ARRIVA (IN ANTICIPO) LA SOLITA CRISI DELLE DRUPACEE. MANCA UNA STRATEGIA NAZIONALE

Anche quest’anno è arrivata la crisi delle drupacee. Non diciamo è arrivata puntuale dato che dobbiamo registrare addirittura un anticipo. La crisi dei prezzi di pesche e nettarine (ci tocca aggiungere quest’anno anche le albicocche) si può ritenere endemica. Paradossale tuttavia constatare come la crisi di mercato non sia accompagnata da una crisi dei consumi. Consumi che quest’anno appaiono brillanti e in crescita, stante anche le elevate temperature che interessano gran parte della penisola.

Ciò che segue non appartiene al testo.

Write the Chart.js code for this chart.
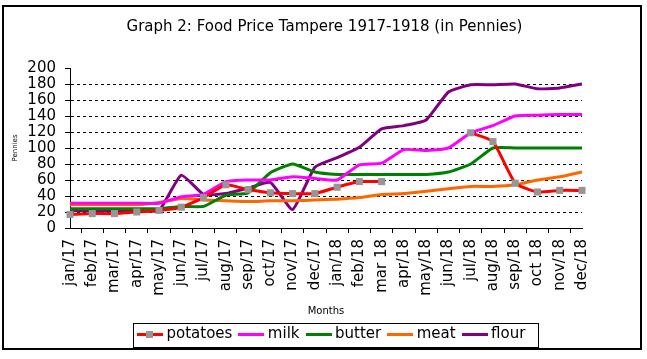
<!DOCTYPE html>
<html>
<head>
<meta charset="utf-8">
<title>Food Price Tampere 1917-1918</title>
<script src="https://cdn.jsdelivr.net/npm/chart.js@4.4.1/dist/chart.umd.min.js"></script>
<style>
  html, body { margin: 0; padding: 0; background: #fff; }
  #chart { display: block; }
</style>
</head>
<body>
<canvas id="chart" width="647" height="359"></canvas>
<script>
/* Graph 2: food prices in Tampere, monthly, in pennies */
const months = ['jan/17','feb/17','mar/17','apr/17','may/17','jun/17','jul/17','aug/17','sep/17','oct/17','nov/17','dec/17',
                'jan/18','feb/18','mar 18','apr/18','may/18','jun/18','jul/18','aug/18','sep/18','oct 18','nov/18','dec/18'];
const potatoes = [17,18,18,20,22,26,38,54,48,44,43,43,51,58,58,null,null,null,119,108,56,45,47,47];
const milk     = [31,31,31,31,31,39,42,58,60,60,64,62,60,79,81,98,97,100,119,128,140,141,142,142];
const butter   = [24,24,24,24,24,27,27,41,44,69,80,70,67,67,67,67,67,70,80,100,100,100,100,100];
const meat     = [29,29,29,29,32,37,35,34,33,34,34,35,36,38,42,43,46,49,52,52,54,60,64,70];
const flour    = [22,22,22,22,22,66,42,43,50,57,23,76,88,101,124,128,135,170,179,179,180,174,175,180];
const yTicks = [0,20,40,60,80,100,120,140,160,180,200];

const FONT = 'DejaVu Sans';
const colors = { potatoes: '#ff0000', milk: '#ff00ff', butter: '#008000', meat: '#ff6600', flour: '#800080' };
const markerGray = '#969696';

// small line sample used as legend symbol (potatoes gets its marker too)
function legendIcon(color, withMarker) {
  const c = document.createElement('canvas');
  c.width = 26; c.height = 9;
  const g = c.getContext('2d');
  g.fillStyle = color;
  g.fillRect(0, 3, 26, 3);
  if (withMarker) {
    g.fillStyle = markerGray;
    g.fillRect(9, 1, 7, 7);
  }
  return c;
}

function line(label, data, color) {
  return {
    label, data,
    borderColor: color, backgroundColor: color,
    borderWidth: 3, pointRadius: 0, pointHoverRadius: 0,
    tension: 0.15, fill: false
  };
}

const datasets = [
  Object.assign(line('potatoes', potatoes, colors.potatoes), {
    pointRadius: 5, pointStyle: 'rect',
    pointBackgroundColor: markerGray, pointBorderColor: markerGray, pointBorderWidth: 0
  }),
  line('milk', milk, colors.milk),
  line('butter', butter, colors.butter),
  line('meat', meat, colors.meat),
  line('flour', flour, colors.flour)
];
const icons = datasets.map((d, i) => legendIcon(d.borderColor, i === 0));

// places the legend row and draws the boxes round legend and chart
const frames = {
  id: 'frames',
  beforeDraw(chart) {
    const lg = chart.legend;
    if (!lg || !lg.legendHitBoxes.length) return;
    const dx = 141 - lg.legendHitBoxes[0].left;
    lg.left += dx; lg.right += dx;
    lg.legendHitBoxes.forEach(h => { h.left += dx; });
  },
  afterDraw(chart) {
    const ctx = chart.ctx;
    const hb = chart.legend.legendHitBoxes;
    ctx.save();
    ctx.strokeStyle = '#000';
    if (hb.length) {
      const first = hb[0], last = hb[hb.length - 1];
      const yc = first.top + first.height / 2;
      ctx.lineWidth = 1;
      ctx.strokeRect(Math.round(first.left - 8) + 0.5, Math.round(yc - 12) + 0.5,
                     Math.round(last.left + last.width + 13 - (first.left - 8)), 24);
    }
    ctx.lineWidth = 2;
    ctx.strokeRect(3, 6, 638, 343);
    ctx.restore();
  }
};

new Chart(document.getElementById('chart'), {
  type: 'line',
  data: { labels: months, datasets },
  plugins: [frames],
  options: {
    responsive: false,
    animation: false,
    devicePixelRatio: 1,
    layout: { padding: { left: 7, right: 5, top: 0, bottom: 7 } },
    plugins: {
      title: {
        display: true,
        text: 'Graph 2: Food Price Tampere 1917-1918 (in Pennies)',
        color: '#000',
        font: { family: FONT, size: 15, weight: 'normal' },
        padding: { top: 18, bottom: 32 }
      },
      legend: {
        position: 'bottom',
        labels: {
          color: '#000',
          font: { family: FONT, size: 15 },
          usePointStyle: true,
          pointStyleWidth: 18,
          padding: 10,
          generateLabels(chart) {
            const items = Chart.defaults.plugins.legend.labels.generateLabels(chart);
            items.forEach((it, i) => { it.pointStyle = icons[i]; });
            return items;
          }
        }
      },
      tooltip: { enabled: false }
    },
    scales: {
      x: {
        grid: { offset: true, drawOnChartArea: false, drawTicks: true, tickLength: 5, tickColor: '#000' },
        border: { color: '#000', width: 1 },
        ticks: { color: '#000', font: { family: FONT, size: 15 }, maxRotation: 90, minRotation: 90, padding: 6, autoSkip: false },
        title: { display: true, text: 'Months', color: '#000', font: { family: FONT, size: 10 }, padding: { top: 4, bottom: 0 } },
        afterFit(s) { s.height = 89; }
      },
      y: {
        min: 0, max: 200,
        afterBuildTicks(s) { s.ticks = yTicks.map(v => ({ value: v })); },
        grid: {
          color: c => (c.tick && (c.tick.value === 0 || c.tick.value === 200)) ? 'rgba(0,0,0,0)' : '#000',
          lineWidth: 1, tickLength: 5, tickColor: '#000'
        },
        border: { color: '#000', width: 1, dash: [3, 3] },
        ticks: { color: '#000', font: { family: FONT, size: 15 }, padding: 9, autoSkip: false },
        title: { display: true, text: 'Pennies', color: '#000', font: { family: FONT, size: 7 }, padding: { top: 4, bottom: 0 } },
        afterFit(s) { s.width = 63; }
      },
      yRight: {
        position: 'right',
        grid: { display: false },
        border: { display: false },
        ticks: { display: false },
        afterFit(s) { s.width = 60; }
      }
    }
  }
});
</script>
</body>
</html>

Che i consumi siano interessanti lo si è potuto vedere anche dai prezzi praticati al dettaglio. Prodotti (di splendida qualità) acquistati a 40 centesimi/kg si sono visti sugli scaffali della GDO a 2,50 euro/kg. Una ricarica da cartello di Medellin. Forse non è un comportamento corretto… ma è la dura legge del mercato, baby. Una legge certo difficile da scardinare.

In Francia, tanto per fare un esempio, sono almeno un paio di decenni che il legislatore cerca di arginare lo strapotere della Grande Distribuzione Organizzata. Nell’Esagono fin dagli anni ’90 con le leggi Raffarin e Galland è iniziato il testa a testa fra Stato/agricoltori e i giganti della GDO – erano gli anni del baffuto Josè Bovè, che ha insegnato agli agricoltori francesi a scaricare letame davanti ai supermercati. Ancora oggi il primo intervento del neo-presidente Macron sull’agricoltura è stata la proposta di convocazione degli Stati Generali di settore, coinvolgendo i distributori, al fine di evitare le speculazioni ai danni dell’agricoltura. Risultato di anni di impegno da parte di agricoltori e governo francese: si scarica ancora letame davanti ai supermercati – e si rovesciano i camion spagnoli carichi di pesche alla frontiera.

Dovrebbe apparire ovvio ai distributori che la speculazione uccide l’agricoltura e quindi uccide lo stesso territorio su cui il distributore vive e prospera. Forse però non conviene far di conto sul buon senso e la lungimiranza della controparte, che presumibilmente continuerà a comportarsi guidata (lecitamente) dalla mano invisibile del libero mercato. Si devono invece rilevare due fatti. Il primo riguarda la UE. Nell’ultimo decennio sono cresciute di molto le superfici a drupacee in Spagna anche a fronte del summenzionato endemismo delle crisi. Come dire che l’Unione Europea ha presumibilmente provveduto a pagare contributi per i nuovi frutteti iberici da una parte e dall’altra ha coperto (in parte) i risultati delle crisi di mercato negli altri Paesi. La domanda è: qualcuno a Bruxelles è capace di fare i conti calcolando il consumo medio continentale di pesche, nettarine etc.? La seconda riguarda il nostro Paese. Che continua a non avere una strategia nazionale (per la cronaca: gli spagnoli la hanno), a non avere un catasto ortofrutticolo, a non produrre indagini di mercato di prospezione strategica. Non esiste quindi una strategia per quanto riguarda i nuovi impianti, ovvero pare che ognuno faccia gli investimenti (oggi sempre più onerosi) e scelga la specie e la varietà confidando nel proprio naso, nella propria buona stella nonché ancora nella famosa mano invisibile. Una mano invisibile che, si creda, a volte appare maligna e viziosa.